* _EXERCISE DETAILS_:
Repeat the data below exactly, dropping any pictures it holds.

========================

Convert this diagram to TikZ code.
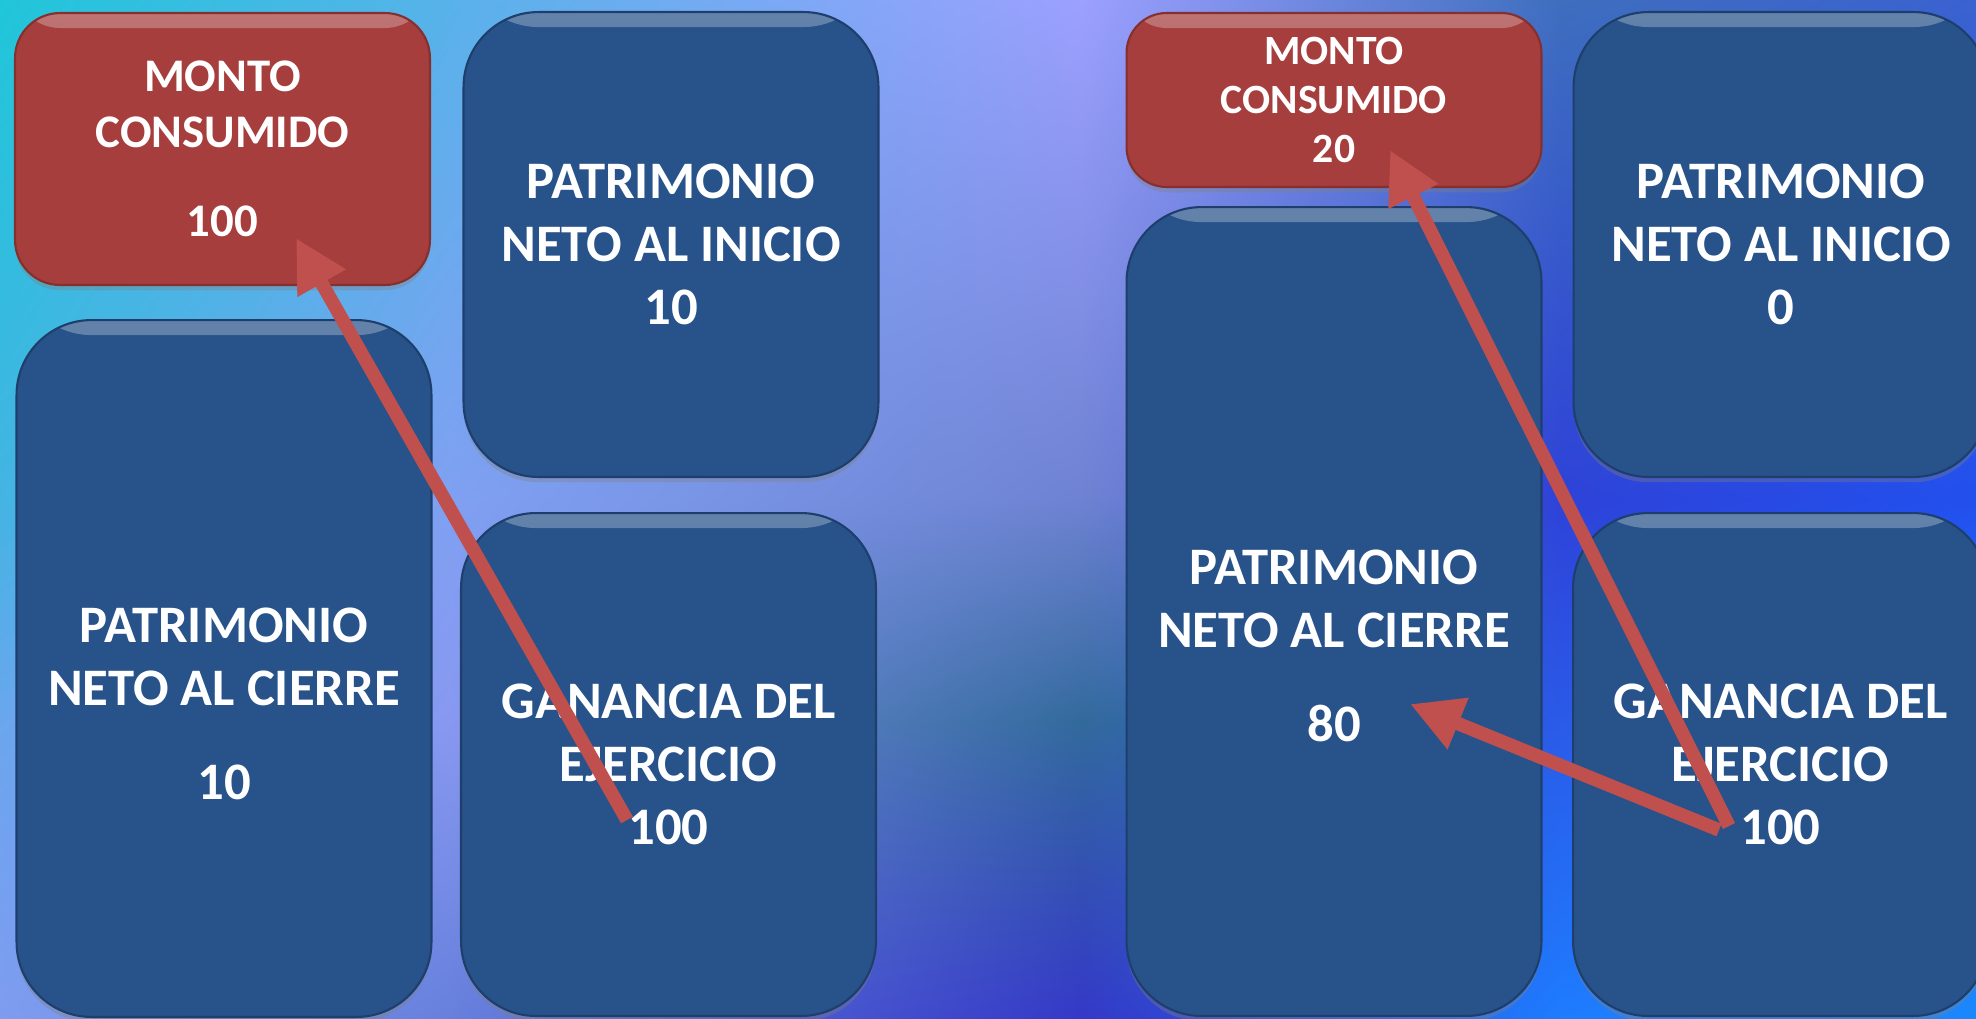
\documentclass[tikz,border=0pt]{standalone}
\usepackage{fontspec}
\setmainfont{Carlito}
\newfontfamily\panelfont{Carlito-Bold.ttf}
\usetikzlibrary{arrows.meta,shadings,shadows}

\definecolor{boxblue}{HTML}{27528A}
\definecolor{boxedge}{HTML}{1E3F6C}
\definecolor{boxred}{HTML}{A53E3D}
\definecolor{rededge}{HTML}{85302F}
\definecolor{arrowred}{HTML}{C0504D}
% background colours, columns 0..4, rows 0..3
\definecolor{bg00}{HTML}{1FC6D9}\definecolor{bg10}{HTML}{58B2EA}\definecolor{bg20}{HTML}{9CA0FF}\definecolor{bg30}{HTML}{3E6EBE}\definecolor{bg40}{HTML}{3A62D0}
\definecolor{bg01}{HTML}{43B4E3}\definecolor{bg11}{HTML}{80A0F2}\definecolor{bg21}{HTML}{6E82D2}\definecolor{bg31}{HTML}{2E42D8}\definecolor{bg41}{HTML}{2250EE}
\definecolor{bg02}{HTML}{6AA6EE}\definecolor{bg12}{HTML}{8898F0}\definecolor{bg22}{HTML}{326A9C}\definecolor{bg32}{HTML}{2A5AE8}\definecolor{bg42}{HTML}{1E72FF}
\definecolor{bg03}{HTML}{7E9CF0}\definecolor{bg13}{HTML}{6680DC}\definecolor{bg23}{HTML}{3438C8}\definecolor{bg33}{HTML}{1E7CFF}\definecolor{bg43}{HTML}{1A88FF}

\tikzset{
  rim/.style={path picture={\shade[top color=#1!72!white, bottom color=#1]
    (path picture bounding box.north west) rectangle ([yshift=-0.3cm]path picture bounding box.north east);}},
  panel/.style={draw=boxedge, line width=1.2pt, fill=boxblue, rim=boxblue, rounded corners=1.5cm,
    minimum width=8.3cm, text=white, align=center,
    font=\panelfont\fontsize{30}{36}\selectfont,
    drop shadow={shadow xshift=0pt, shadow yshift=-3pt, opacity=0.35}},
  redpanel/.style={panel, draw=rededge, fill=boxred, rim=boxred, rounded corners=0.9cm},
  paneltext/.style={text=white, align=center, font=\panelfont\fontsize{30}{36}\selectfont},
  flow/.style={draw=arrowred, line width=0.27cm,
    -{Triangle[length=1.04cm, width=1.04cm]}}
}

\begin{document}
\begin{tikzpicture}[x=0.02cm, y=-0.02cm]
    \useasboundingbox (0,0) rectangle (1976,1018);
    % background
    \foreach \i/\xa/\xb in {0/0/450,1/450/1080,2/1080/1560,3/1560/1976}{
        \foreach \j/\ya/\yb in {0/0/500,1/500/720,2/720/1018}{
            \pgfmathtruncatemacro{\ii}{\i+1}
            \pgfmathtruncatemacro{\jj}{\j+1}
            \shade[upper left=bg\i\j, upper right=bg\ii\j, lower left=bg\i\jj, lower right=bg\ii\jj]
                (\xa,\ya) rectangle (\xb+2,\yb+2);
        }
    }

    % left case
    \node[redpanel, minimum height=5.44cm, font=\panelfont\fontsize{26.6}{31.9}\selectfont]
        (montoL) at (222.5, 149) {MONTO\\CONSUMIDO\\[18.8pt]100};
    \node[panel, minimum height=9.3cm] (inicioL) at (671, 244.5) {PATRIMONIO\\NETO AL INICIO\\10};
    \node[panel, minimum height=13.94cm,
        label={[paneltext, yshift=-0.71cm]center:{PATRIMONIO\\NETO AL CIERRE\\[17.6pt]10}}]
        (cierreL) at (224, 668.5) {};
    \node[panel, minimum height=10.06cm] (gananciaL) at (668.5, 764.5) {GANANCIA DEL\\EJERCICIO\\100};

    % right case
    \node[redpanel, minimum height=3.48cm, rounded corners=0.8cm, font=\panelfont\fontsize{23.7}{27.9}\selectfont]
        (montoR) at (1334, 100) {MONTO\\CONSUMIDO\\20};
    \node[panel, minimum height=16.18cm,
        label={[paneltext, yshift=-0.69cm]center:{PATRIMONIO\\NETO AL CIERRE\\[17.6pt]80}}]
        (cierreR) at (1334, 611.5) {};
    \node[panel, minimum height=9.3cm] (inicioR) at (1781, 244.5) {PATRIMONIO\\NETO AL INICIO\\0};
    \node[panel, minimum height=10.06cm] (gananciaR) at (1780.5, 764.5) {GANANCIA DEL\\EJERCICIO\\100};

    % arrows
    \coordinate (fromL) at (627, 820);
    \coordinate (toL) at (296, 238);
    \coordinate (fromR1) at (1729, 826);
    \coordinate (toR1) at (1390, 150);
    \coordinate (fromR2) at (1719, 830);
    \coordinate (toR2) at (1410, 704);
    \draw [flow] (fromL) -- (toL);
    \draw [flow] (fromR1) -- (toR1);
    \draw [flow] (fromR2) -- (toR2);
\end{tikzpicture}
\end{document}
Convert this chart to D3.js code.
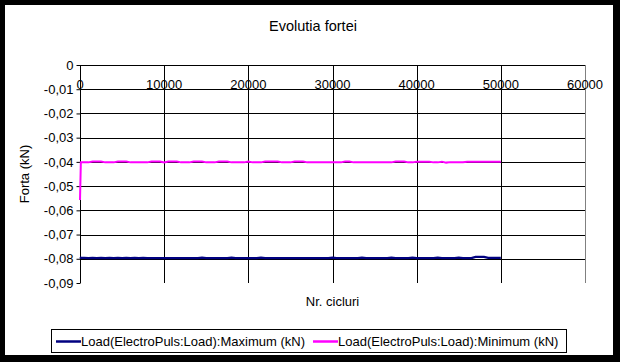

========================

* _REPLY_:
Convert this diagram to TikZ code.
\documentclass[tikz,border=0pt]{standalone}
\usepackage{fontspec}
\setmainfont{Carlito}
\newfontfamily\panelfont{Carlito-Bold.ttf}
\usetikzlibrary{arrows.meta,shadings,shadows}

\definecolor{boxblue}{HTML}{27528A}
\definecolor{boxedge}{HTML}{1E3F6C}
\definecolor{boxred}{HTML}{A53E3D}
\definecolor{rededge}{HTML}{85302F}
\definecolor{arrowred}{HTML}{C0504D}
% background colours, columns 0..4, rows 0..3
\definecolor{bg00}{HTML}{1FC6D9}\definecolor{bg10}{HTML}{58B2EA}\definecolor{bg20}{HTML}{9CA0FF}\definecolor{bg30}{HTML}{3E6EBE}\definecolor{bg40}{HTML}{3A62D0}
\definecolor{bg01}{HTML}{43B4E3}\definecolor{bg11}{HTML}{80A0F2}\definecolor{bg21}{HTML}{6E82D2}\definecolor{bg31}{HTML}{2E42D8}\definecolor{bg41}{HTML}{2250EE}
\definecolor{bg02}{HTML}{6AA6EE}\definecolor{bg12}{HTML}{8898F0}\definecolor{bg22}{HTML}{326A9C}\definecolor{bg32}{HTML}{2A5AE8}\definecolor{bg42}{HTML}{1E72FF}
\definecolor{bg03}{HTML}{7E9CF0}\definecolor{bg13}{HTML}{6680DC}\definecolor{bg23}{HTML}{3438C8}\definecolor{bg33}{HTML}{1E7CFF}\definecolor{bg43}{HTML}{1A88FF}

\tikzset{
  rim/.style={path picture={\shade[top color=#1!72!white, bottom color=#1]
    (path picture bounding box.north west) rectangle ([yshift=-0.3cm]path picture bounding box.north east);}},
  panel/.style={draw=boxedge, line width=1.2pt, fill=boxblue, rim=boxblue, rounded corners=1.5cm,
    minimum width=8.3cm, text=white, align=center,
    font=\panelfont\fontsize{30}{36}\selectfont,
    drop shadow={shadow xshift=0pt, shadow yshift=-3pt, opacity=0.35}},
  redpanel/.style={panel, draw=rededge, fill=boxred, rim=boxred, rounded corners=0.9cm},
  paneltext/.style={text=white, align=center, font=\panelfont\fontsize{30}{36}\selectfont},
  flow/.style={draw=arrowred, line width=0.27cm,
    -{Triangle[length=1.04cm, width=1.04cm]}}
}

\begin{document}
\begin{tikzpicture}[x=0.02cm, y=-0.02cm]
    \useasboundingbox (0,0) rectangle (1976,1018);
    % background
    \foreach \i/\xa/\xb in {0/0/450,1/450/1080,2/1080/1560,3/1560/1976}{
        \foreach \j/\ya/\yb in {0/0/500,1/500/720,2/720/1018}{
            \pgfmathtruncatemacro{\ii}{\i+1}
            \pgfmathtruncatemacro{\jj}{\j+1}
            \shade[upper left=bg\i\j, upper right=bg\ii\j, lower left=bg\i\jj, lower right=bg\ii\jj]
                (\xa,\ya) rectangle (\xb+2,\yb+2);
        }
    }

    % left case
    \node[redpanel, minimum height=5.44cm, font=\panelfont\fontsize{26.6}{31.9}\selectfont]
        (montoL) at (222.5, 149) {MONTO\\CONSUMIDO\\[18.8pt]100};
    \node[panel, minimum height=9.3cm] (inicioL) at (671, 244.5) {PATRIMONIO\\NETO AL INICIO\\10};
    \node[panel, minimum height=13.94cm,
        label={[paneltext, yshift=-0.71cm]center:{PATRIMONIO\\NETO AL CIERRE\\[17.6pt]10}}]
        (cierreL) at (224, 668.5) {};
    \node[panel, minimum height=10.06cm] (gananciaL) at (668.5, 764.5) {GANANCIA DEL\\EJERCICIO\\100};

    % right case
    \node[redpanel, minimum height=3.48cm, rounded corners=0.8cm, font=\panelfont\fontsize{23.7}{27.9}\selectfont]
        (montoR) at (1334, 100) {MONTO\\CONSUMIDO\\20};
    \node[panel, minimum height=16.18cm,
        label={[paneltext, yshift=-0.69cm]center:{PATRIMONIO\\NETO AL CIERRE\\[17.6pt]80}}]
        (cierreR) at (1334, 611.5) {};
    \node[panel, minimum height=9.3cm] (inicioR) at (1781, 244.5) {PATRIMONIO\\NETO AL INICIO\\0};
    \node[panel, minimum height=10.06cm] (gananciaR) at (1780.5, 764.5) {GANANCIA DEL\\EJERCICIO\\100};

    % arrows
    \coordinate (fromL) at (627, 820);
    \coordinate (toL) at (296, 238);
    \coordinate (fromR1) at (1729, 826);
    \coordinate (toR1) at (1390, 150);
    \coordinate (fromR2) at (1719, 830);
    \coordinate (toR2) at (1410, 704);
    \draw [flow] (fromL) -- (toL);
    \draw [flow] (fromR1) -- (toR1);
    \draw [flow] (fromR2) -- (toR2);
\end{tikzpicture}
\end{document}
Convert this chart to D3.js code.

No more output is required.